____ Extracted information

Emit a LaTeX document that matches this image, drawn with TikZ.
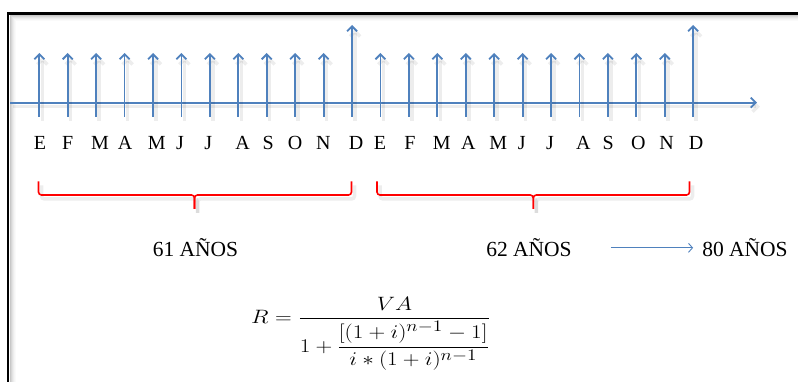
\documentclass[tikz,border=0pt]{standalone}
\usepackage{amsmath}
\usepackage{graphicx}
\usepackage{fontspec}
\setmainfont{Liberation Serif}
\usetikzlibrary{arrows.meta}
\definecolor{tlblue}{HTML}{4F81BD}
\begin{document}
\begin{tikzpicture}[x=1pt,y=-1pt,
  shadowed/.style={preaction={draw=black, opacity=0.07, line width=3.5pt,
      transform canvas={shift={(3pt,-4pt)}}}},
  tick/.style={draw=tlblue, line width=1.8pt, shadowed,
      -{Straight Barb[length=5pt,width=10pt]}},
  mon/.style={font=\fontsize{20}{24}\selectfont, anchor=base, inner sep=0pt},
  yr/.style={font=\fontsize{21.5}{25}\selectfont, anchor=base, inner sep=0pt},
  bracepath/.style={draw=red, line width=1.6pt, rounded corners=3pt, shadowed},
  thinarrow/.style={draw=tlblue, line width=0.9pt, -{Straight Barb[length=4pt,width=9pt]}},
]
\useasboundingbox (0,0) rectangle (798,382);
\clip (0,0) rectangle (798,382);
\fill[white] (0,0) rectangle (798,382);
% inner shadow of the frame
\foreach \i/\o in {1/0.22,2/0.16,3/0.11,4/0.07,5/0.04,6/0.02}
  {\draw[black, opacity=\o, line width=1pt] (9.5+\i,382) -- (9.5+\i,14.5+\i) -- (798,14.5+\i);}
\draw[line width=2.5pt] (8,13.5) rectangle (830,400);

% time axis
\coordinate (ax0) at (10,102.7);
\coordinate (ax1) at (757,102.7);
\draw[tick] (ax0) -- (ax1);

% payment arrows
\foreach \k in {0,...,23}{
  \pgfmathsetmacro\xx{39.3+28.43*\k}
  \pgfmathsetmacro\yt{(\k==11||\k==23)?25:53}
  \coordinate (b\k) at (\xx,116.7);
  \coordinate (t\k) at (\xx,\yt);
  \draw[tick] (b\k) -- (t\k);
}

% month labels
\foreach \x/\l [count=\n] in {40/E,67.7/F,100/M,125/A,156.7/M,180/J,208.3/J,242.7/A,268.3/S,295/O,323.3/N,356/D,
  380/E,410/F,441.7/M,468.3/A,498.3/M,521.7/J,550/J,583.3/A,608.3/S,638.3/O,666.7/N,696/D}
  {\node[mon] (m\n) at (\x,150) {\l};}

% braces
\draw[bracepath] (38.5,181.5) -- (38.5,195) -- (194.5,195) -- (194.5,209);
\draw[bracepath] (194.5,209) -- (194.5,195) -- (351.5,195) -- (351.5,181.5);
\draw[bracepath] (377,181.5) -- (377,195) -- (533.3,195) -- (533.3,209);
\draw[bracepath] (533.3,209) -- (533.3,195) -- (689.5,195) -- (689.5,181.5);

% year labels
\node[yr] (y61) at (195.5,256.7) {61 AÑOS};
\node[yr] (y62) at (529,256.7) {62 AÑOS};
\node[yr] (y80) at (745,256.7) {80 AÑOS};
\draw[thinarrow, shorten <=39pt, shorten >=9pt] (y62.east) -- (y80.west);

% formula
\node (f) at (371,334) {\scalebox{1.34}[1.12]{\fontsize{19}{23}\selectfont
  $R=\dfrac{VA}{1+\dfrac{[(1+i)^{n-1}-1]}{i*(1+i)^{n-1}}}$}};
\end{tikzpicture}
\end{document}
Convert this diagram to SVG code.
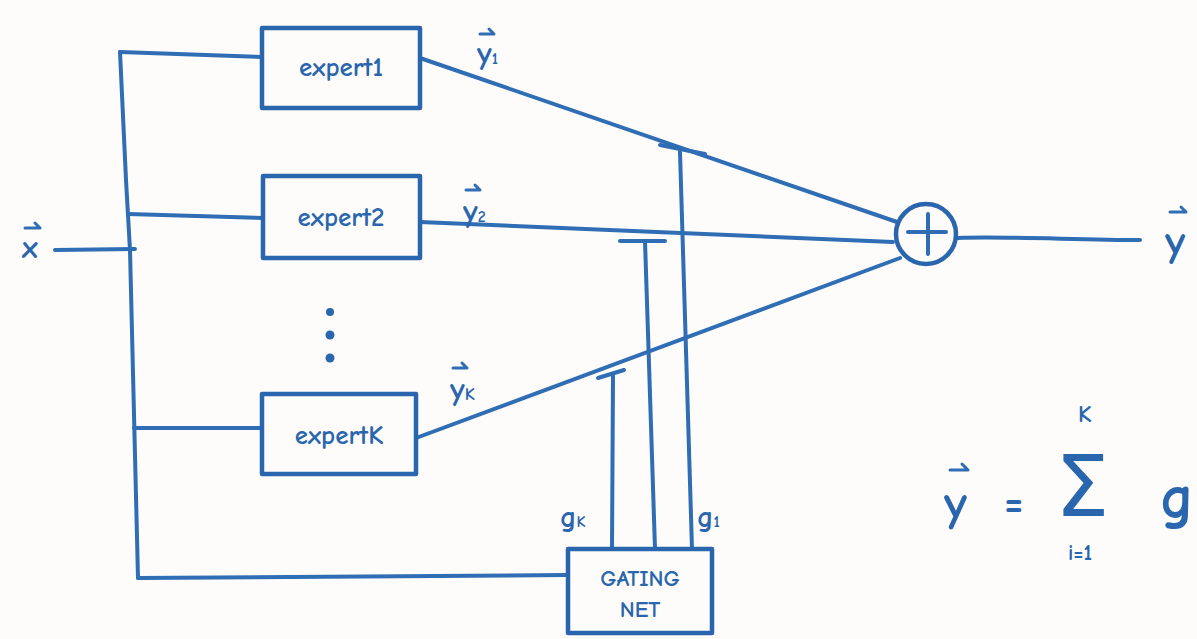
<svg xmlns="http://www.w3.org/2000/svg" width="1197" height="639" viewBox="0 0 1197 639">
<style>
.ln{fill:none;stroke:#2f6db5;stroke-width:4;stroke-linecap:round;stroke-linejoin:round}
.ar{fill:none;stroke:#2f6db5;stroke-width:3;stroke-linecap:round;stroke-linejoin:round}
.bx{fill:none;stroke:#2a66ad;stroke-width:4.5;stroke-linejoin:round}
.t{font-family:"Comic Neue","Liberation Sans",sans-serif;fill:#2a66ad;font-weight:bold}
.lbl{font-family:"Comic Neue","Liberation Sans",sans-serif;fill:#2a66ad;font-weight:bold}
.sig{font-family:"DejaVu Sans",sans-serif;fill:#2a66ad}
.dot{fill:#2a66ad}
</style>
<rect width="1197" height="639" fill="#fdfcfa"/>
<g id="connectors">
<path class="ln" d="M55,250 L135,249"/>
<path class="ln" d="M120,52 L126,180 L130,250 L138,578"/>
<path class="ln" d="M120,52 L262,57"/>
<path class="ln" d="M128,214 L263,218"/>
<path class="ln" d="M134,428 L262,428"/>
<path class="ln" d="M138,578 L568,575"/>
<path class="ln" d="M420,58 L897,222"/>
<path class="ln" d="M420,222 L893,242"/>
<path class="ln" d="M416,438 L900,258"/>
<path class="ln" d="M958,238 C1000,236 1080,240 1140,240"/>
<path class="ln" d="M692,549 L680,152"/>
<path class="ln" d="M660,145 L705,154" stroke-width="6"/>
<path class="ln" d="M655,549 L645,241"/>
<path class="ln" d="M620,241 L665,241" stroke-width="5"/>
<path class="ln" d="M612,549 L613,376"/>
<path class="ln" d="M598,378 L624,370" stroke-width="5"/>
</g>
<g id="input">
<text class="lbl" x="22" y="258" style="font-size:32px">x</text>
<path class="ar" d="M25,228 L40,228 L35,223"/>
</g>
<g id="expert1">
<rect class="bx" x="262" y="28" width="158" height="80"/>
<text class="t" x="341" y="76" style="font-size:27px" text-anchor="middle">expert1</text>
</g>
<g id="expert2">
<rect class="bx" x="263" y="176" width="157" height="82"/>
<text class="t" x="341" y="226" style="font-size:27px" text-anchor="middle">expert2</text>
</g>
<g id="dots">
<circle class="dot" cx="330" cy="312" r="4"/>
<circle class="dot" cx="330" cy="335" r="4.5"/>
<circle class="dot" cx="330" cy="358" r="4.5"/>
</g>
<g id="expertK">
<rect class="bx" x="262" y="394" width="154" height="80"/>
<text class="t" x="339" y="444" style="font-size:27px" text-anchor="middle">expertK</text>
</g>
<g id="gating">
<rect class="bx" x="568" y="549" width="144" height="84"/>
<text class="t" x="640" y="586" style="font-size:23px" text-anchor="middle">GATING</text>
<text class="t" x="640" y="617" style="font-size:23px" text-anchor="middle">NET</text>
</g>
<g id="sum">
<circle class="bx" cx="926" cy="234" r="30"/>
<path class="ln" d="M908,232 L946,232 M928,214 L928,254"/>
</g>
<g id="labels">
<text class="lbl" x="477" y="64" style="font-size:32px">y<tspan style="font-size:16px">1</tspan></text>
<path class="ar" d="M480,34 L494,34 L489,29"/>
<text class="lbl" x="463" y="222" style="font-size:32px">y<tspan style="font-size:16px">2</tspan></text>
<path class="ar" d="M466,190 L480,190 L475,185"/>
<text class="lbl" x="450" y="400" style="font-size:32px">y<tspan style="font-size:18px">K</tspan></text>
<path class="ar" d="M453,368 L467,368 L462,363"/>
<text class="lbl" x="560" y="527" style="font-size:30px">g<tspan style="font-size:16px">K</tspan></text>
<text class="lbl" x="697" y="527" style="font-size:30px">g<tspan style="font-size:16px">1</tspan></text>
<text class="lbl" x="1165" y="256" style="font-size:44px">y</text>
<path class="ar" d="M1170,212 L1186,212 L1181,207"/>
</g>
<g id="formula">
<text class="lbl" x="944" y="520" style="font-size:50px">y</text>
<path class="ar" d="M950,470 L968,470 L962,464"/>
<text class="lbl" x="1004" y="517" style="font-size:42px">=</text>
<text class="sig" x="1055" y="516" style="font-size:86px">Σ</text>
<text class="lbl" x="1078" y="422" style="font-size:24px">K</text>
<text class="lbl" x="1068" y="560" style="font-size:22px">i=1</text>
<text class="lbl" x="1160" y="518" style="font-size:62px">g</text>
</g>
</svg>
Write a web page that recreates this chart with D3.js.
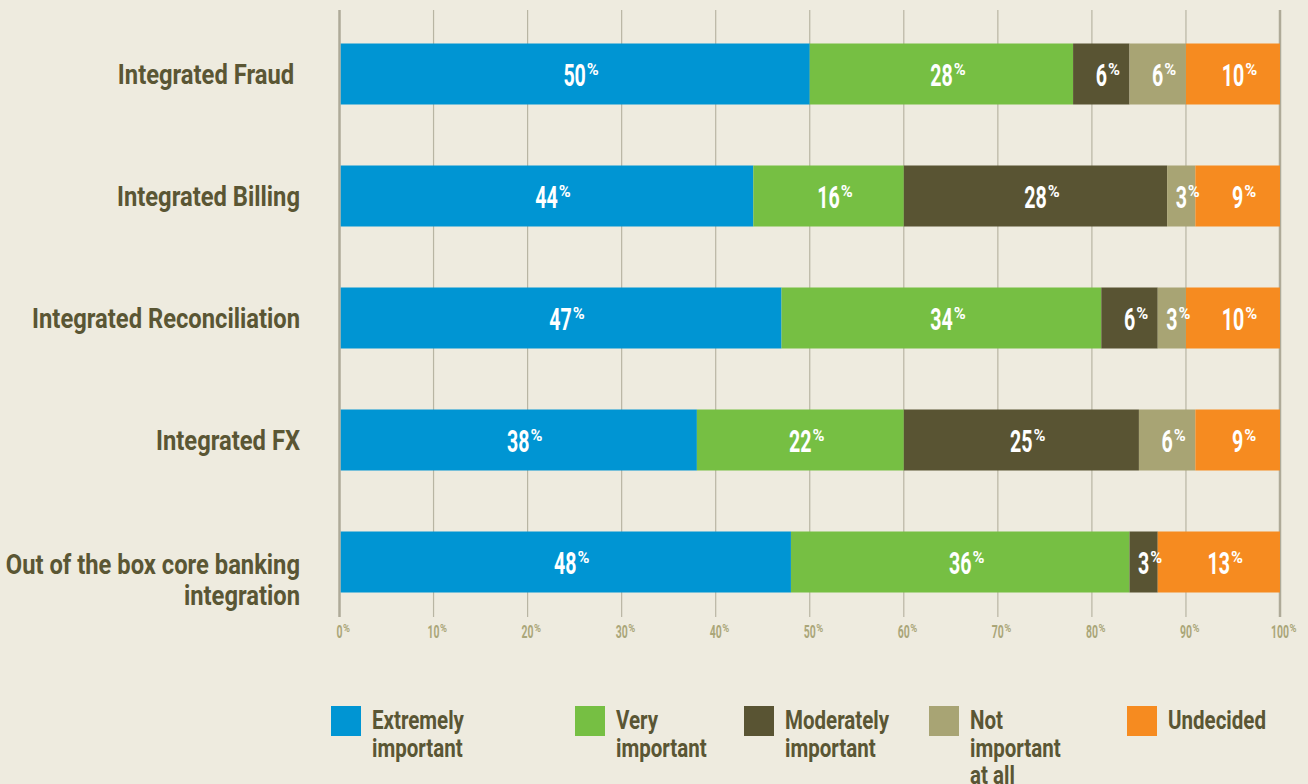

________

Goal:
The required answer is a single number: the count of lines in the entries that hold the string "this".

Written solution:
3